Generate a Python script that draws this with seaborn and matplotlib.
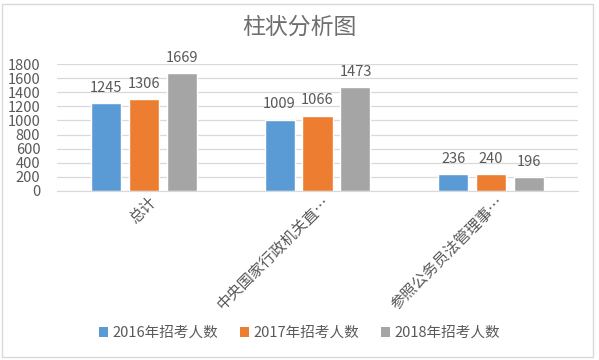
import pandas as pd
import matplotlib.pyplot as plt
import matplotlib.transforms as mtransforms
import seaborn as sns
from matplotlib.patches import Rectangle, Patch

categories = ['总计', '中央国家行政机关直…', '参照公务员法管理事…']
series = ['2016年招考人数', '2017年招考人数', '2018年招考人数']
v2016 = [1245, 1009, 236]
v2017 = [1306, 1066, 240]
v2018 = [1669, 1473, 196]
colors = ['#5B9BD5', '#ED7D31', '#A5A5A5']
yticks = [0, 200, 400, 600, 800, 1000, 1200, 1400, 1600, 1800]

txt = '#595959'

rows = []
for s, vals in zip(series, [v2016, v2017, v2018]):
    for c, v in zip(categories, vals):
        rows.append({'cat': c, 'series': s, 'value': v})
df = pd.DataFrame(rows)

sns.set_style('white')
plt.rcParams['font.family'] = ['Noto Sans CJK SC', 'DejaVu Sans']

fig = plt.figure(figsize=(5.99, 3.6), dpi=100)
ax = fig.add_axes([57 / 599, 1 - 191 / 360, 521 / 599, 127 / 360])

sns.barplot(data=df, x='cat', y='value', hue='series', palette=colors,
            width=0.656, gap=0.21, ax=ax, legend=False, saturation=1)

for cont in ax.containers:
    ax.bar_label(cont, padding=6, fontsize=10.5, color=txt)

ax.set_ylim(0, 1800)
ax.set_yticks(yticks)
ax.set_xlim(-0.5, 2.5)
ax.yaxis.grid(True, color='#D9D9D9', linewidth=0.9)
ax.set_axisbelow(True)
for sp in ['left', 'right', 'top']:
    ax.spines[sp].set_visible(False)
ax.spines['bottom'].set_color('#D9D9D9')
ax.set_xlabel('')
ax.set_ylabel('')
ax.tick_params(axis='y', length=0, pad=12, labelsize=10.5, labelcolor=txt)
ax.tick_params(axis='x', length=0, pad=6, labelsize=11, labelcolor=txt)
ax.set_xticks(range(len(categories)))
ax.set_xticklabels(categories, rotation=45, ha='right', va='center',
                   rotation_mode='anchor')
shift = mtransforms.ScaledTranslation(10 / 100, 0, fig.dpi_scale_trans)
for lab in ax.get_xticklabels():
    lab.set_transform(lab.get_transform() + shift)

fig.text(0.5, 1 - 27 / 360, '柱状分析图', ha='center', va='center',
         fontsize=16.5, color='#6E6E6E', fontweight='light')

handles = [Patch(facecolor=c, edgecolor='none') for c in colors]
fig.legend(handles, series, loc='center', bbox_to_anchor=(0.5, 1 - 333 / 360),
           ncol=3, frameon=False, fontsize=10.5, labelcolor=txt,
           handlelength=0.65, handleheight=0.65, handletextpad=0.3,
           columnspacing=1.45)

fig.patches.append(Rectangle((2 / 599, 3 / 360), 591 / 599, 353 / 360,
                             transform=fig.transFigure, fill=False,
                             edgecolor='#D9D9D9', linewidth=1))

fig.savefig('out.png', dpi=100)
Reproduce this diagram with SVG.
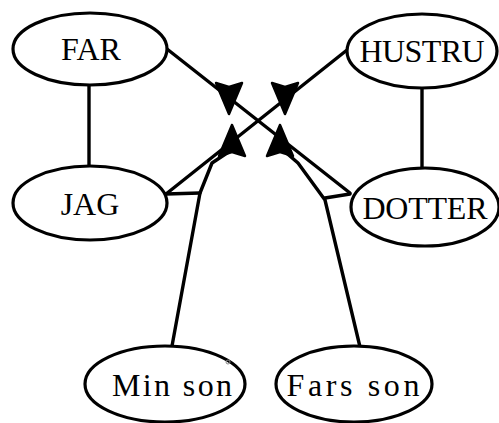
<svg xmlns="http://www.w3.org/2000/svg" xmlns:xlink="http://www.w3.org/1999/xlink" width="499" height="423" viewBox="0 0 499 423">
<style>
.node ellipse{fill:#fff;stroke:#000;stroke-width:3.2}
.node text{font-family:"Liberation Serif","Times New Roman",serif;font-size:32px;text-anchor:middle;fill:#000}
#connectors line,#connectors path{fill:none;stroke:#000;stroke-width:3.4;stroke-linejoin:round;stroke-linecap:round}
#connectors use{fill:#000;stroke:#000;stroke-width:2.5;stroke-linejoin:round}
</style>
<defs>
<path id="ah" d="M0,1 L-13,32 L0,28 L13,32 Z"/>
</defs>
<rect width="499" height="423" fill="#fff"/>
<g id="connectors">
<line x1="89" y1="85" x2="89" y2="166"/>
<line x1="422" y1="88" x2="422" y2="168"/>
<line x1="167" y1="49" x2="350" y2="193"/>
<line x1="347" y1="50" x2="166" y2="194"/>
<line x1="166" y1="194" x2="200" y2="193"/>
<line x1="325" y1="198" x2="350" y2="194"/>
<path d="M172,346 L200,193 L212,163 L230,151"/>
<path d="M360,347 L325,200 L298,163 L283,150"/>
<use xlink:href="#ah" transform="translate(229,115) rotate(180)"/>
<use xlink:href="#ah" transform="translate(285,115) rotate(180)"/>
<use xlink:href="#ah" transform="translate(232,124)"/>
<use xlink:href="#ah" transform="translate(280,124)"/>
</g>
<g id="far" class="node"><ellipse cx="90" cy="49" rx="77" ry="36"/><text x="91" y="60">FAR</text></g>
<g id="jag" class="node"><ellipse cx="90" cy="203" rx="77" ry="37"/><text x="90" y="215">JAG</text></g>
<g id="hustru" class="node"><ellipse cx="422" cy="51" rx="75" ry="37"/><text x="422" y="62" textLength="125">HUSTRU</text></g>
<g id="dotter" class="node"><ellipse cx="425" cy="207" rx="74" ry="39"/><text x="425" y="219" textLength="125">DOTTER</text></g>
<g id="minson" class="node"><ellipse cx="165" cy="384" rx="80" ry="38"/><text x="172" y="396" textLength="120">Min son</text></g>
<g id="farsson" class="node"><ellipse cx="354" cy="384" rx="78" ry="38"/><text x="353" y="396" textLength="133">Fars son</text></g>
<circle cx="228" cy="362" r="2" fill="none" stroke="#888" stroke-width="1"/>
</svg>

──────────

▸ Work instructions
Leave out the pictures, then repeat the listing above exactly from its first line to the line with "ax.bar_label(cont, padding=6, fontsize=10.5, color=txt)", inclusive.

▸ Response to this task
Generate a Python script that draws this with seaborn and matplotlib.
import pandas as pd
import matplotlib.pyplot as plt
import matplotlib.transforms as mtransforms
import seaborn as sns
from matplotlib.patches import Rectangle, Patch

categories = ['总计', '中央国家行政机关直…', '参照公务员法管理事…']
series = ['2016年招考人数', '2017年招考人数', '2018年招考人数']
v2016 = [1245, 1009, 236]
v2017 = [1306, 1066, 240]
v2018 = [1669, 1473, 196]
colors = ['#5B9BD5', '#ED7D31', '#A5A5A5']
yticks = [0, 200, 400, 600, 800, 1000, 1200, 1400, 1600, 1800]

txt = '#595959'

rows = []
for s, vals in zip(series, [v2016, v2017, v2018]):
    for c, v in zip(categories, vals):
        rows.append({'cat': c, 'series': s, 'value': v})
df = pd.DataFrame(rows)

sns.set_style('white')
plt.rcParams['font.family'] = ['Noto Sans CJK SC', 'DejaVu Sans']

fig = plt.figure(figsize=(5.99, 3.6), dpi=100)
ax = fig.add_axes([57 / 599, 1 - 191 / 360, 521 / 599, 127 / 360])

sns.barplot(data=df, x='cat', y='value', hue='series', palette=colors,
            width=0.656, gap=0.21, ax=ax, legend=False, saturation=1)

for cont in ax.containers:
    ax.bar_label(cont, padding=6, fontsize=10.5, color=txt)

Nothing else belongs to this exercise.